Esta perspetiva sobre a evolução da História Contemporânea de Portugal preconizada por Ferro Rodrigues consta de um artigo por si escrito, intitulado “Implantação da República: de súbditos a cidadãos”, publicado esta segunda-feira no ‘site’ oficial do PS.
O primeiro-ministro e secretário-geral do PS, António Costa, também divulgou esta segunda-feira uma mensagem alusiva à data, mas preferindo recordar uma encíclica papal – a Fratelli Tutti – que apela à força da fé ou das convicções para atingir “uma nova humanidade”.
Ao celebrar a República escutemos a nova e inspiradora encíclica Fratelli Tutti : «sonhemos com uma única humanidade (…) cada qual com a riqueza da sua fé ou das suas convicções, cada qual com a própria voz, mas todos irmãos».#5deoutubro
— António Costa (@antoniocostapm) October 5, 2020
No seu artigo, Ferro Rodrigues – que foi secretário-geral do PS entre 2002 e 2004 – argumenta que “se Portugal é hoje um Estado de direito democrático, baseado na soberania popular, no pluralismo de expressão e organização política democráticas, no respeito e na garantia de efetivação dos direitos e liberdades fundamentais e na separação e interdependência de poderes, deve-o às sementes lançadas na revolução de 1910”.
No dia em que se assinalam 110 anos da implantação da República em Portugal, Ferro Rodrigues considera o 5 de Outubro de 1910 uma “data indelével da História de Portugal, a partir da qual cada português deixou de ser um mero súbdito e se assumiu como cidadão do seu país, tomando nas suas mãos o destino da coisa pública”.
“A instituição de um regime republicano é, antes de mais, o ato de emancipação de um povo. A República não se compreende sem liberdade, sem democracia e sem respeito pelos direitos humanos”, advoga o antigo ministro dos governos liderados por António Guterres entre 1995 e 2002.
Ferro Rodrigues defende depois que “a ordem constitucional republicana, conforme consagrada na Constituição de 1911, é tributária da Declaração Universal dos Direitos Homem e do Cidadão de 1789 e, também, da Revolução Liberal de 1820, que este ano celebra o seu bicentenário”.

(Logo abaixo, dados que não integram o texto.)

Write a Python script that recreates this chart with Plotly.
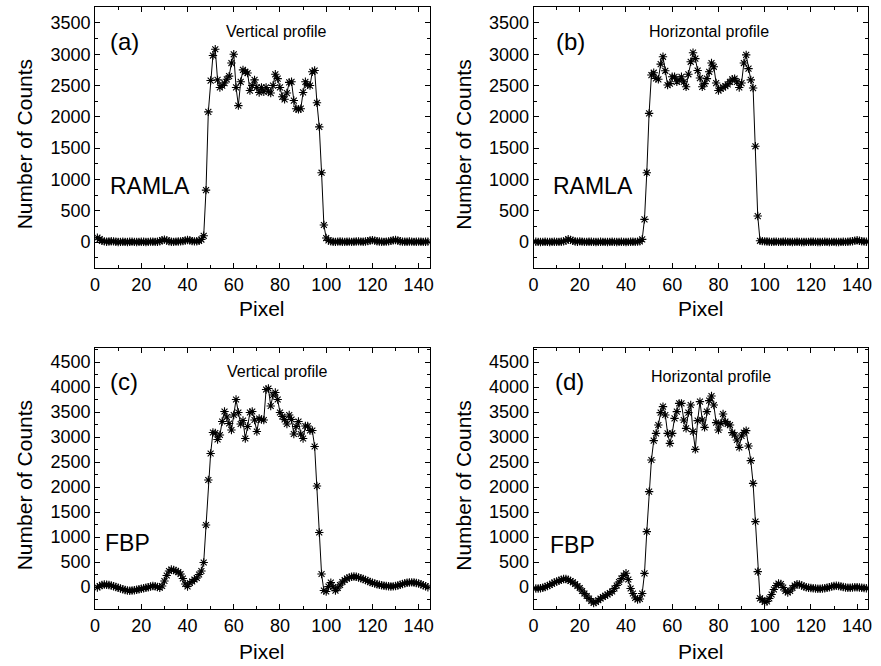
import plotly.graph_objects as go

W, H = 881, 666

# ---------------- data (pixel index 1..144) ----------------
ramla_vertical = [
    70, 45, 20, 10, 5, 8, 12, 10, 5, 0, 3, 5, 2, 0, 4, 6, 3, 0, 2, 5, 4, 0, 3, 6, 5, 3, 5, 12, 30, 38,
    25, 10, 5, 3, 6, 8, 10, 15, 25, 32, 28, 15, 10, 12, 20, 40,
    100, 830, 2080, 2580, 2980, 3080, 2590, 2470, 2500, 2540, 2600, 2650, 2860, 3000, 2470, 2180,
    2560, 2750, 2720, 2700, 2420, 2500, 2590, 2470, 2390, 2470, 2400, 2470, 2410, 2380, 2500, 2680,
    2610, 2470, 2320, 2280, 2380, 2550, 2560, 2260, 2130, 2120, 2130, 2390, 2560, 2510, 2500, 2720,
    2740, 2225, 1840, 1107, 272, 64,
    25, 10, 5, 3, 6, 8, 5, 2, 4, 6, 3, 5, 8, 10, 6, 4, 8, 15, 25, 30, 22, 12, 8, 5, 3, 6, 10, 18, 28,
    32, 25, 12, 6, 4, 5, 8, 6, 3, 5, 7, 4, 3, 5, 6,
]
ramla_horizontal = [
    5, 3, 0, 2, 4, 3, 0, 2, 5, 3, 2, 5, 10, 22, 45, 35, 18, 8, 5, 10, 6, 3, 2, 4, 5, 3, 0, 2, 4, 3,
    2, 0, 3, 5, 2, 0, 2, 4, 3, 1, 2, 4, 5, 3, 6, 10,
    43, 362, 1107, 2056, 2668, 2705, 2615, 2600, 2843, 2960, 2736, 2508, 2530, 2640, 2640, 2560,
    2590, 2640, 2560, 2480, 2680, 2880, 3025, 2930, 2740, 2620, 2480, 2530, 2610, 2720, 2860, 2800,
    2540, 2420, 2450, 2470, 2490, 2520, 2560, 2600, 2610, 2560, 2470, 2540, 2860, 2990, 2770, 2590,
    2460, 1530, 415, 20,
    15, 10, 8, 5, 3, 4, 6, 3, 2, 4, 5, 3, 2, 0, 2, 4, 3, 1, 0, 2, 3, 5, 4, 2, 0, 1, 3, 4, 2, 0,
    2, 3, 1, 0, 2, 4, 3, 5, 8, 12, 22, 28, 20, 12, 8, 5,
]
fbp_vertical = [
    -10, 20, 40, 50, 45, 40, 30, 15, 0, -15, -30, -45, -60, -70, -75, -70, -65, -55, -45, -35,
    -25, -15, -5, 10, 20, 15, 0, -15, 20, 120, 230, 320, 350, 340, 320, 300, 260, 170, 60, 10,
    80, 110, 150, 180, 250, 320,
    490, 1240, 2140, 2670, 3090, 3080, 2950, 3040, 3310, 3510, 3400, 3270, 3140, 3440, 3750, 3490,
    3260, 3330, 2970, 3210, 3490, 3510, 3340, 3110, 3370, 3350, 3340, 3950, 3970, 3620, 3840, 3890,
    3750, 3490, 3410, 3350, 3260, 3440, 3350, 3060, 3210, 3310, 3060, 2970, 3220, 3220, 3130, 3130,
    2810, 2020, 1090, 260, -70,
    -90, 10, 87, 0, -73, -20, 40, 100, 140, 170, 190, 205, 210, 205, 190, 175, 160, 140, 120, 100,
    85, 70, 55, 45, 35, 25, 20, 15, 10, 12, 20, 30, 45, 60, 75, 85, 90, 92, 90, 80, 70, 55, 35, 15, -5,
]
fbp_horizontal = [
    -30, -30, -25, -15, 0, 20, 40, 65, 90, 110, 125, 145, 160, 160, 145, 120, 95, 60, 20, -20,
    -80, -130, -180, -230, -280, -320, -300, -265, -230, -200, -175, -150, -120, -90, -30, 30,
    100, 170, 230, 275, 150, -30, -130, -220, -250, -240, -130,
    273, 1107, 1907, 2540, 2927, 3073, 3240, 3487, 3607, 3440, 3073, 2873, 3073, 3373, 3507, 3673,
    3673, 3340, 3173, 3487, 3640, 3107, 2753, 3327, 3707, 3340, 3193, 3507, 3727, 3820, 3640, 3287,
    3140, 3273, 3460, 3307, 3260, 3240, 3087, 3040, 2940, 2793, 3020, 3087, 3127, 2820, 2527, 2073,
    1307, 307, -227,
    -260, -300, -290, -230, -150, -50, 30, 70, 60, -10, -80, -110, -80, -20, 30, 55, 50, 30, 10, -5,
    -15, -20, -25, -30, -35, -35, -30, -25, -15, -5, 10, 20, 25, 20, 10, 0, -10, -15, -15, -10,
    -5, -5, -10, -15, -20, -25,
]

panel_letters = ["(a)", "(b)", "(c)", "(d)"]
profile_names = ["Vertical profile", "Horizontal profile", "Vertical profile", "Horizontal profile"]
method_names = ["RAMLA", "RAMLA", "FBP", "FBP"]
series = [ramla_vertical, ramla_horizontal, fbp_vertical, fbp_horizontal]

# ---------------- layout geometry (pixels) ----------------
FONT = "Liberation Sans, Arial, sans-serif"
col_px = [(91, 429), (534, 872)]
row_px = [(7, 268), (348, 609)]
y_ranges = [[-415, 3755], [-440, 4780]]
x_range = [0, 144.75]
pixel_title_y = [308, 651]


def fx(p):
    return p / W


def fy(p):
    return 1 - p / H


def label(text, cx, cy, size, angle=0):
    return dict(text=text, x=fx(cx), y=fy(cy), xref="paper", yref="paper",
                xanchor="center", yanchor="middle", showarrow=False, textangle=angle,
                font=dict(family=FONT, size=size, color="black"))


fig = go.Figure()
layout = dict(
    width=W, height=H, margin=dict(l=0, r=0, t=0, b=0),
    paper_bgcolor="white", plot_bgcolor="white", showlegend=False,
    font=dict(family=FONT, color="black"),
)
annotations = []

letter_pos = [(121, 41), (571, 41), (120, 381), (570, 381)]
profile_pos = [(274, 31), (711, 31), (275, 372), (713, 377)]
method_pos = [(147, 186), (594, 186), (124, 543), (573, 545)]

for i in range(4):
    r, c = divmod(i, 2)
    n = i + 1
    xa = "x" if n == 1 else f"x{n}"
    ya = "y" if n == 1 else f"y{n}"
    ys = series[i]
    xs = list(range(1, len(ys) + 1))
    fig.add_trace(go.Scatter(
        x=xs, y=ys, mode="lines+markers", xaxis=xa, yaxis=ya,
        line=dict(color="black", width=1),
        marker=dict(symbol="asterisk-open", size=7, color="black",
                    line=dict(color="black", width=1.1)),
    ))
    x0, x1 = col_px[c]
    y0, y1 = row_px[r]
    common = dict(
        showline=True, linecolor="black", linewidth=1, mirror="allticks",
        ticks="inside", ticklen=5, tickwidth=1, tickcolor="black",
        showgrid=False, zeroline=False,
        tickfont=dict(family=FONT, size=18, color="black"),
    )
    layout["xaxis" if n == 1 else f"xaxis{n}"] = dict(
        common, domain=[fx(x0), fx(x1)], range=x_range, anchor=ya,
        tick0=0, dtick=20,
        minor=dict(ticks="inside", ticklen=3, dtick=10, tickcolor="black", showgrid=False),
    )
    layout["yaxis" if n == 1 else f"yaxis{n}"] = dict(
        common, domain=[fy(y1), fy(y0)], range=y_ranges[r], anchor=xa,
        tick0=0, dtick=500,
        minor=dict(ticks="inside", ticklen=3, dtick=250, tick0=0, tickcolor="black", showgrid=False),
    )
    annotations.append(label(panel_letters[i], *letter_pos[i], 24))
    annotations.append(label(profile_names[i], *profile_pos[i], 16))
    annotations.append(label(method_names[i], *method_pos[i], 23))
    annotations.append(label("Pixel", (x0 + x1) / 2, pixel_title_y[r], 21))
    annotations.append(label("Number of Counts", x0 - 71, (y0 + y1) / 2 + 7, 21, -90))

layout["annotations"] = annotations
fig.update_layout(**layout)
fig.write_html("out.html")
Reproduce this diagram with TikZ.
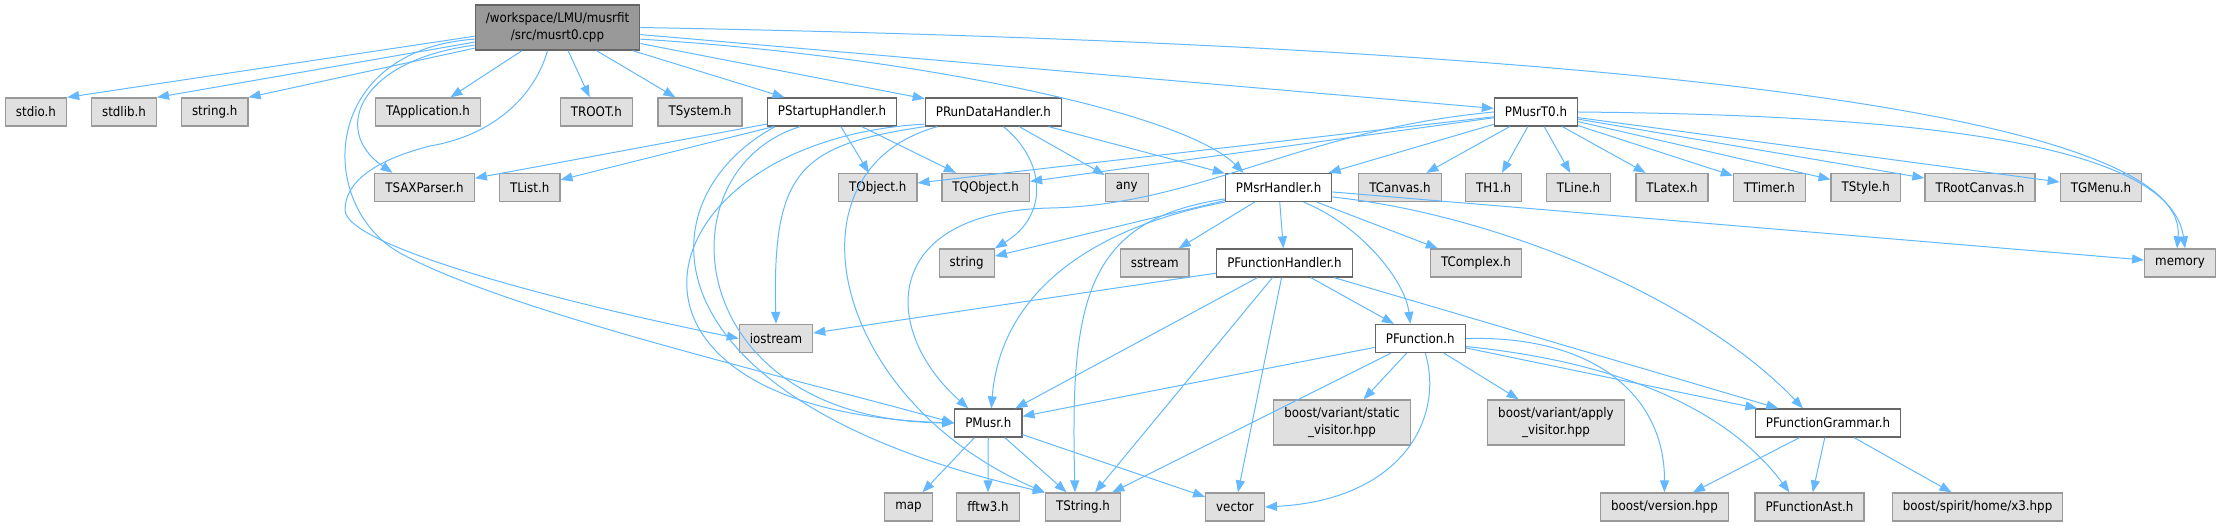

“É certo que a realização da República ficou e longe dos ideais mais progressistas proclamados à época. Como em todas as revoluções, as circunstâncias, as contradições e a própria inexperiência dos protagonistas conduziram a opções que não foram as ambicionadas, mas foram as possíveis”, considera.
Ferro Rodrigues reconhece que a revolução de outubro de 1910 “teve uma história conturbada, decorrendo sob o espetro da ameaça permanente, em que a participação na Grande Guerra [1914-1918], que nunca foi popular, veio acentuar as divergências existentes no seio do regime, constituindo um dos fatores que levaram, a prazo, ao seu fim”.
“Não se pode, contudo, negar o propósito de edificação de uma sociedade mais conforme com o interesse comum e a tentativa de cumprir desígnios indissociáveis do republicanismo, ainda que alguns só tenham tido a sua concretização décadas mais tarde”, refere.
Ferro Rodrigues destaca também como acontecimento “de primordial importância a aprovação da Lei da Separação do Estado das Igrejas, essencial para a materialização do ensino obrigatório, gratuito e laico, mas que encontrou reflexos em áreas tão distintas como a do registo civil obrigatório e a da própria morte, ao atribuir caráter secular aos cemitérios, permitindo o seu acesso a todos os cultos religiosos”.
No mesmo artigo, o antigo líder socialista frisa, ainda, que a “revolução de Abril de 1974, que pôs fim ao interregno da ditadura e devolveu a liberdade, veio aprofundar os ideais republicanos expressos em 1910”.
“Essa é, também, uma das conquistas de Abril”, acrescenta o presidente da Assembleia da República.